Co-parenting is a bitch. But it is what you make of it. You ALL need to sit down together and make the decision so that this girl can see how being an adult is supposed to go. I suggest laying out the facts. The dye job is happening because everyone agrees. So the only decision is who is doing it. It doesn’t take a professional to add a pink streak to some hair, but someone has to pay for it and if she can’t pay for it or split it when she is the one who wants the pro to do it, then she doesn’t get much say in it. To me, this is a trust and control issue. I went through this exact same thing with cutting my nephew’s hair when we had custody, and since I didn’t want to pay for a pro, was able to do it myself, and mom couldn’t pay, we took the clippers out on the back deck. His mom saw that I did a good job and didn’t mind after that. Her mom will get over it, but at this point it’s more important that everyone act like adults and be good role models than it is to be right.

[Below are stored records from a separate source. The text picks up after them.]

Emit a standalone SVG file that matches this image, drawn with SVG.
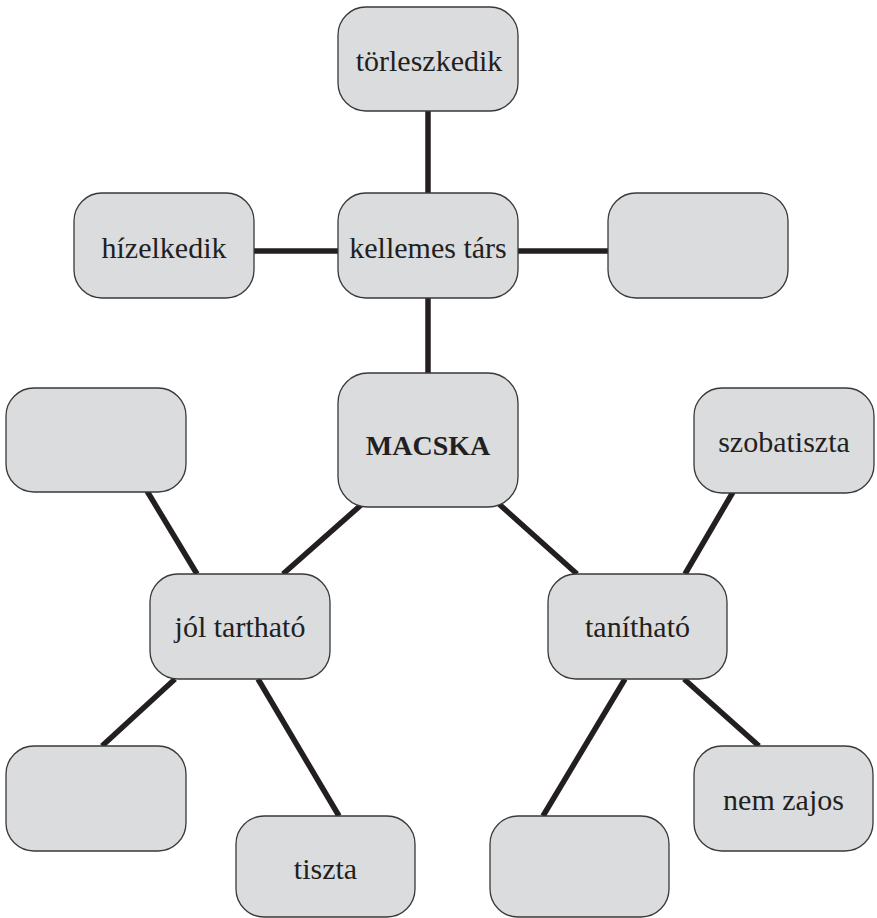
<svg xmlns="http://www.w3.org/2000/svg" width="877" height="918" viewBox="0 0 877 918">
<style>
.box{fill:#dbdcde;stroke:#3a3839;stroke-width:1.3}
.lbl{font-family:"Liberation Serif","Times New Roman",serif;font-size:30px;fill:#231f20;text-anchor:middle}
.bold{font-weight:bold;font-size:28px}
.con line{stroke:#231f20;stroke-width:5.5;stroke-linecap:butt}
</style>
<rect width="877" height="918" fill="#ffffff"/>
<g id="connectors" class="con">
<line x1="428" y1="111" x2="428" y2="193"/>
<line x1="428" y1="298" x2="428" y2="373"/>
<line x1="254" y1="251" x2="338" y2="251"/>
<line x1="518" y1="251" x2="608" y2="251"/>
<line x1="361" y1="505" x2="283" y2="574"/>
<line x1="499" y1="504" x2="577" y2="574"/>
<line x1="147" y1="491" x2="197" y2="574"/>
<line x1="733" y1="492" x2="685" y2="574"/>
<line x1="175" y1="679" x2="102" y2="746"/>
<line x1="258" y1="679" x2="339" y2="816"/>
<line x1="625" y1="679" x2="543" y2="816"/>
<line x1="684" y1="679" x2="759" y2="746"/>
</g>
<g id="n-torleszkedik"><rect class="box" x="338" y="7" width="180" height="104" rx="28"/><text class="lbl" x="429" y="71">törleszkedik</text></g>
<g id="n-kellemes"><rect class="box" x="338" y="193" width="180" height="105" rx="28"/><text class="lbl" x="428" y="258">kellemes társ</text></g>
<g id="n-hizelkedik"><rect class="box" x="74" y="193" width="180" height="105" rx="28"/><text class="lbl" x="164" y="258">hízelkedik</text></g>
<g id="n-empty-right"><rect class="box" x="608" y="193" width="180" height="105" rx="28"/></g>
<g id="n-macska"><rect class="box" x="338" y="373" width="180" height="134" rx="30"/><text class="lbl bold" x="428" y="455">MACSKA</text></g>
<g id="n-empty-left"><rect class="box" x="6" y="388" width="180" height="104" rx="28"/></g>
<g id="n-szobatiszta"><rect class="box" x="694" y="388" width="180" height="105" rx="28"/><text class="lbl" x="784" y="452">szobatiszta</text></g>
<g id="n-jol"><rect class="box" x="150" y="574" width="180" height="105" rx="28"/><text class="lbl" x="240" y="637">jól tartható</text></g>
<g id="n-tanithato"><rect class="box" x="548" y="574" width="179" height="105" rx="28"/><text class="lbl" x="637.5" y="637">tanítható</text></g>
<g id="n-empty-bl"><rect class="box" x="6" y="746" width="180" height="105" rx="28"/></g>
<g id="n-tiszta"><rect class="box" x="236" y="816" width="179" height="101" rx="28"/><text class="lbl" x="325.5" y="879">tiszta</text></g>
<g id="n-empty-bottom"><rect class="box" x="490" y="816" width="179" height="101" rx="28"/></g>
<g id="n-nemzajos"><rect class="box" x="694" y="746" width="179" height="105" rx="28"/><text class="lbl" x="783.5" y="810">nem zajos</text></g>
</svg>
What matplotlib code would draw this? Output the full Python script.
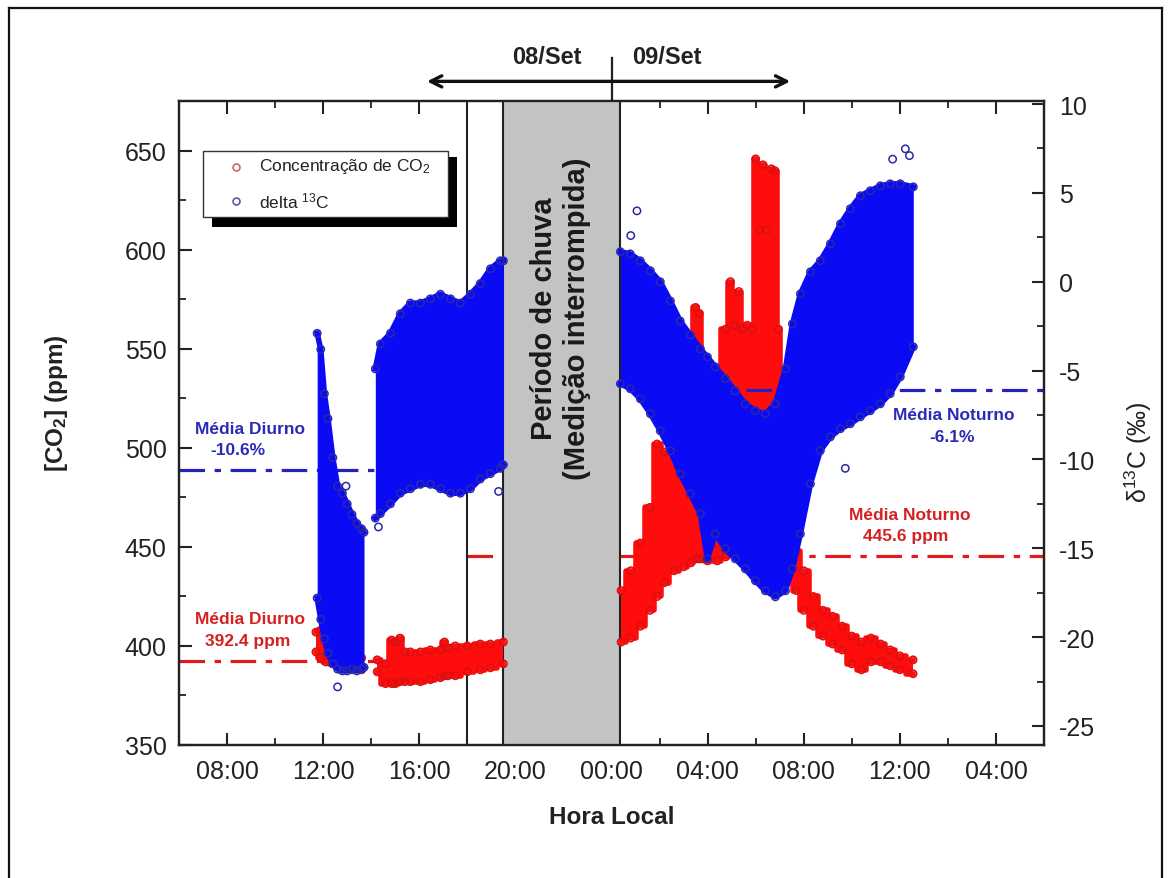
import matplotlib
matplotlib.use('Agg')
import matplotlib.pyplot as plt
from matplotlib.patches import Rectangle
from matplotlib.lines import Line2D
from matplotlib.ticker import MultipleLocator

plt.rcParams['font.family'] = ['Liberation Sans', 'DejaVu Sans']
plt.rcParams['mathtext.fontset'] = 'custom'
plt.rcParams['mathtext.rm'] = 'Liberation Sans'
plt.rcParams['mathtext.bf'] = 'Liberation Sans:bold'
plt.rcParams['mathtext.it'] = 'Liberation Sans:italic'
plt.rcParams['axes.unicode_minus'] = False

# ---------------- data (hours since 00:00 of 08/Set) ----------------
x_ticks = [8, 12, 16, 20, 24, 28, 32, 36, 40]
x_labels = ["08:00", "12:00", "16:00", "20:00", "00:00", "04:00", "08:00", "12:00", "04:00"]
co2_ticks = [350, 400, 450, 500, 550, 600, 650]
d13c_ticks = [-25, -20, -15, -10, -5, 0, 5, 10]

# delta 13C envelope (upper / lower) - segment 1
b1_t = [11.75, 11.9, 12.05, 12.2, 12.4, 12.6, 12.8, 13.0, 13.2, 13.4, 13.6, 13.7]
b1_hi = [-2.9, -3.8, -6.3, -7.7, -9.9, -11.5, -11.9, -12.5, -13.1, -13.6, -13.9, -14.1]
b1_lo = [-17.8, -19.0, -20.1, -20.9, -21.5, -21.8, -21.9, -21.9, -21.8, -21.9, -21.8, -21.7]
# segment 2
b2_t = [14.17, 14.38, 14.8, 15.21, 15.63, 16.05, 16.46, 16.88, 17.3, 17.71, 18.13, 18.54, 18.96, 19.37, 19.5]
b2_hi = [-4.9, -3.5, -2.9, -1.8, -1.2, -1.2, -0.96, -0.7, -0.96, -1.2, -0.7, -0.1, 0.73, 1.18, 1.18]
b2_lo = [-13.3, -13.05, -12.5, -11.9, -11.65, -11.4, -11.4, -11.65, -11.9, -11.9, -11.65, -11.1, -10.8, -10.5, -10.3]
# segment 3
b3_t = [24.37, 24.78, 25.20, 25.62, 26.03, 26.45, 26.86, 27.28, 27.70, 27.99, 28.32, 28.74, 29.15,
        29.57, 29.99, 30.40, 30.82, 31.24, 31.53, 31.86, 32.28, 32.69, 33.11, 33.53, 33.94, 34.36,
        34.77, 35.19, 35.60, 36.02, 36.56]
b3_hi = [1.69, 1.57, 1.18, 0.62, 0.0, -1.08, -2.21, -2.99, -3.78, -4.23, -4.79, -5.46, -6.14,
         -6.87, -7.26, -7.43, -6.87, -4.90, -2.37, -0.68, 0.56, 1.18, 2.14, 3.26, 4.11, 4.84,
         5.12, 5.40, 5.51, 5.51, 5.34]
b3_lo = [-5.74, -6.02, -6.59, -7.43, -8.39, -9.51, -10.81, -11.93, -13.06, -15.59, -14.19, -15.03, -15.59,
         -16.16, -16.83, -17.39, -17.73, -17.39, -16.16, -14.19, -11.37, -9.51, -8.73, -8.27, -7.99, -7.60,
         -7.26, -6.87, -6.30, -5.35, -3.66]
# isolated delta 13C points
b_out_t = [12.6, 12.95, 14.3, 19.3, 25.06, 24.8, 33.73, 36.23, 36.4, 35.7]
b_out_d = [-22.8, -11.5, -13.8, -11.8, 3.99, 2.6, -10.5, 7.48, 7.1, 6.9]

# CO2 envelope (upper / lower)
r1_t = [11.7, 11.9, 12.1, 12.4, 12.8, 13.2, 13.6]
r1_hi = [407, 408, 406, 400, 395, 395, 394]
r1_lo = [397, 394, 392, 391, 389, 388, 388]

r2_t = [14.25, 14.6, 14.85, 15.0, 15.2, 15.4, 15.63, 16.05, 16.46, 16.88, 17.05, 17.2, 17.5, 18.0,
        18.54, 18.96, 19.5]
r2_hi = [393, 391, 403, 402, 404, 397, 397, 397, 398, 398, 402, 399, 400, 400, 401, 401, 402]
r2_lo = [387, 381, 381, 381, 382, 382, 382, 382, 383, 384, 385, 385, 385, 387, 388, 389, 391]

r3_t = [24.4, 24.8, 25.2, 25.6, 25.9, 26.2, 26.6, 27.0, 27.3, 27.5, 27.65, 27.8, 28.0, 28.4, 28.75,
        28.95, 29.1, 29.3, 29.45, 29.65, 29.85, 30.0, 30.15, 30.3, 30.45, 30.65, 30.8, 30.95,
        31.1, 31.4, 31.7, 32.0, 32.4, 32.8, 33.2, 33.6, 34.0, 34.4, 34.8, 35.2, 35.6, 36.0, 36.55]
r3_hi = [428, 438, 452, 470, 502, 498, 496, 496, 490, 571, 568, 460, 456, 452, 560,
         584, 562, 579, 560, 562, 560, 646, 610, 643, 610, 641, 640, 560,
         470, 458, 448, 438, 425, 418, 415, 410, 405, 402, 404, 401, 398, 395, 393]
r3_lo = [402, 404, 410, 418, 425, 432, 438, 440, 442, 444, 444, 444, 443, 443, 445,
         447, 450, 450, 450, 452, 454, 455, 455, 455, 455, 452, 452, 450,
         448, 440, 428, 418, 410, 405, 401, 398, 391, 388, 392, 392, 390, 388, 386]

# means
co2_day_mean, co2_night_mean = 392.4, 445.6
d13c_day_mean, d13c_night_mean = -10.6, -6.1
co2_day_span, co2_night_span = (6, 19.5), (18, 42)
d13c_day_span, d13c_night_span = (6, 14.2), (29.6, 42)
rain_span = (19.5, 24.35)
day_change = 24
sunset_line = 18

# ---------------- figure ----------------
W, H = 1169, 879
fig = plt.figure(figsize=(W / 100, H / 100), dpi=100)
fig.patch.set_facecolor('white')


def fx(px):
    return px / W


def fy(py):
    return 1 - py / H


ax = fig.add_axes([fx(179), fy(746), fx(1044) - fx(179), fy(101.7) - fy(746)])
ax2 = ax.twinx()

ax.set_xlim(6, 42)
ax.set_ylim(350, 675.4)
ax2.set_ylim(-26.07, 10.19)

RED_F, RED_E = '#ff0d0d', '#d81010'
BLUE_F, BLUE_E = '#0a0af5', '#2a2aa8'
DARK = '#222222'


def band(axis, t, lo, hi, fill, edge, step=None, z=5):
    axis.fill_between(t, lo, hi, color=fill, lw=0, step=step, zorder=z)
    ds = 'steps-mid' if step == 'mid' else 'default'
    axis.plot(t, hi, color=fill, lw=4, drawstyle=ds, zorder=z)
    axis.plot(t, lo, color=fill, lw=4, drawstyle=ds, zorder=z)
    axis.scatter(t, hi, s=28, facecolors='none', edgecolors=edge, lw=1.1, zorder=z + 0.1)
    axis.scatter(t, lo, s=28, facecolors='none', edgecolors=edge, lw=1.1, zorder=z + 0.1)


dash = (0, (8, 3, 2, 3))
# mean lines
ax.plot(co2_day_span, [co2_day_mean] * 2, color='#e01b1b', lw=2.3, ls=dash, zorder=2)
ax.plot(co2_night_span, [co2_night_mean] * 2, color='#e01b1b', lw=2.3, ls=dash, zorder=2)

# rain period
ax.axvspan(*rain_span, facecolor='#c3c3c3', edgecolor=DARK, lw=1.5, zorder=3)
ax.axvline(sunset_line, color=DARK, lw=1.5, zorder=4)
ax.text(sum(rain_span) / 2 - 0.05, 566, 'Período de chuva\n(Medição interrompida)', rotation=90,
        ha='center', va='center', fontsize=21, fontweight='bold', linespacing=1.25,
        color='#1a1a1a', zorder=4)

# CO2 data
for t, lo, hi in [(r1_t, r1_lo, r1_hi), (r2_t, r2_lo, r2_hi), (r3_t, r3_lo, r3_hi)]:
    band(ax, t, lo, hi, RED_F, RED_E, step='mid', z=5)

# delta 13C
ax2.plot(d13c_day_span, [d13c_day_mean] * 2, color='#2222c0', lw=2.3, ls=dash, zorder=2)
ax2.plot(d13c_night_span, [d13c_night_mean] * 2, color='#2222c0', lw=2.3, ls=dash, zorder=2)
for t, lo, hi in [(b1_t, b1_lo, b1_hi), (b2_t, b2_lo, b2_hi), (b3_t, b3_lo, b3_hi)]:
    band(ax2, t, lo, hi, BLUE_F, BLUE_E, z=5)
ax2.scatter(b_out_t, b_out_d, s=28, facecolors='none', edgecolors=BLUE_E, lw=1.1, zorder=5)

# axes styling
ax.set_xticks(x_ticks)
ax.set_xticklabels(x_labels)
ax.xaxis.set_minor_locator(MultipleLocator(2))
ax.set_yticks(co2_ticks)
ax.yaxis.set_minor_locator(MultipleLocator(25))
ax2.set_yticks(d13c_ticks)
ax2.yaxis.set_minor_locator(MultipleLocator(2.5))

ax.tick_params(which='both', direction='in', top=True, right=False, labelsize=18,
               labelcolor=DARK, color=DARK)
ax.tick_params(which='major', length=9, width=1.5)
ax.tick_params(which='minor', length=5, width=1.3)
ax.tick_params(axis='y', pad=9)
ax.tick_params(axis='x', pad=10)
ax2.tick_params(which='both', direction='in', labelsize=18, labelcolor=DARK, color=DARK, pad=11)
ax2.tick_params(which='major', length=9, width=1.5)
ax2.tick_params(which='minor', length=5, width=1.3)
for a in (ax, ax2):
    for s in a.spines.values():
        s.set_linewidth(1.6)
        s.set_color(DARK)

# labels
fig.text(fx(612), fy(818), 'Hora Local', ha='center', va='center', fontsize=17.5,
         fontweight='bold', color=DARK)
fig.text(fx(57), fy(403), r'[CO$_\mathbf{2}$] (ppm)', ha='center', va='center', rotation=90,
         fontsize=17.5, fontweight='bold', color=DARK)
fig.text(fx(1138), fy(452), r'δ$^{13}$C (‰)', ha='center', va='center', rotation=90,
         fontsize=18, color=DARK)

# day arrow
xt = ax.get_xaxis_transform()
ax.annotate('', xy=(16.32, 1.030), xytext=(31.44, 1.030), xycoords=xt, textcoords=xt,
            annotation_clip=False,
            arrowprops=dict(arrowstyle='<->,head_length=0.8,head_width=0.4', lw=2.4,
                            color='#111111', shrinkA=0, shrinkB=0))
ax.plot([day_change, day_change], [1.0, 1.066], transform=xt, clip_on=False, color=DARK, lw=1.6)
ax.text(21.32, 1.068, '08/Set', transform=xt, ha='center', va='center', fontsize=17,
        fontweight='bold', color=DARK)
ax.text(26.31, 1.068, '09/Set', transform=xt, ha='center', va='center', fontsize=17,
        fontweight='bold', color=DARK)

# mean annotations
ann = dict(ha='center', va='center', fontsize=12.5, fontweight='bold')
fig.text(fx(250), fy(430), 'Média Diurno', color='#2b2bb5', **ann)
fig.text(fx(238), fy(451), f'{d13c_day_mean:.1f}%', color='#2b2bb5', **ann)
fig.text(fx(250), fy(620), 'Média Diurno', color='#d42222', **ann)
fig.text(fx(248), fy(642), f'{co2_day_mean:.1f} ppm', color='#d42222', **ann)
fig.text(fx(910), fy(515), 'Média Noturno', color='#d42222', **ann)
fig.text(fx(906), fy(536), f'{co2_night_mean:.1f} ppm', color='#d42222', **ann)
fig.text(fx(954), fy(416), 'Média Noturno', color='#2b2bb5', **ann)
fig.text(fx(952), fy(438), f'{d13c_night_mean:.1f}%', color='#2b2bb5', **ann)

# legend (drawn manually with a solid black shadow)
fig.add_artist(Rectangle((fx(212), fy(228)), fx(457) - fx(212), fy(158) - fy(228),
                         transform=fig.transFigure, facecolor='black', edgecolor='none', zorder=10))
fig.add_artist(Rectangle((fx(203), fy(218)), fx(448) - fx(203), fy(152) - fy(218),
                         transform=fig.transFigure, facecolor='white', edgecolor='#333333',
                         lw=1.0, zorder=11))
fig.add_artist(Line2D([fx(236)], [fy(168)], marker='o', ms=5, mfc='none', mec='#c86a6a', mew=1.2,
                      transform=fig.transFigure, zorder=12))
fig.add_artist(Line2D([fx(236)], [fy(202)], marker='o', ms=5, mfc='none', mec='#5a5aa8', mew=1.2,
                      transform=fig.transFigure, zorder=12))
fig.text(fx(259), fy(167), 'Concentração de CO$_2$', ha='left', va='center', fontsize=12.5,
         color=DARK, zorder=12)
fig.text(fx(259), fy(201), 'delta $^{13}$C', ha='left', va='center', fontsize=12.5,
         color=DARK, zorder=12)

# outer frame
for xs, ys in [([9, 9], [9, 879]), ([1162, 1162], [9, 879]), ([9, 1162], [9, 9])]:
    fig.add_artist(Line2D([fx(v) for v in xs], [fy(v) for v in ys], color='#111111', lw=1.6,
                          transform=fig.transFigure))

fig.savefig('out.png', dpi=100)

Her mother can fuck right off in my opinion. If she doesn’t support her financially and isn’t willing to do this for her daughter, then do what you wanted to do in the first place. It’s not about making the mom happy. It’s about making the child happy. She’s gunna have to deal with bullshit her while life anyway so let her be happy as a kid. I kinda got lucky with my step daughter. We only see her on weekends and occasionally throughout the week but if she tells me her mom won’t let her do something because “she doesn’t have the money for it” even though she gets help from the state in a multitude of ways including assistance with paying all of her bills, i talk to my boyfriend and we make it happen for her.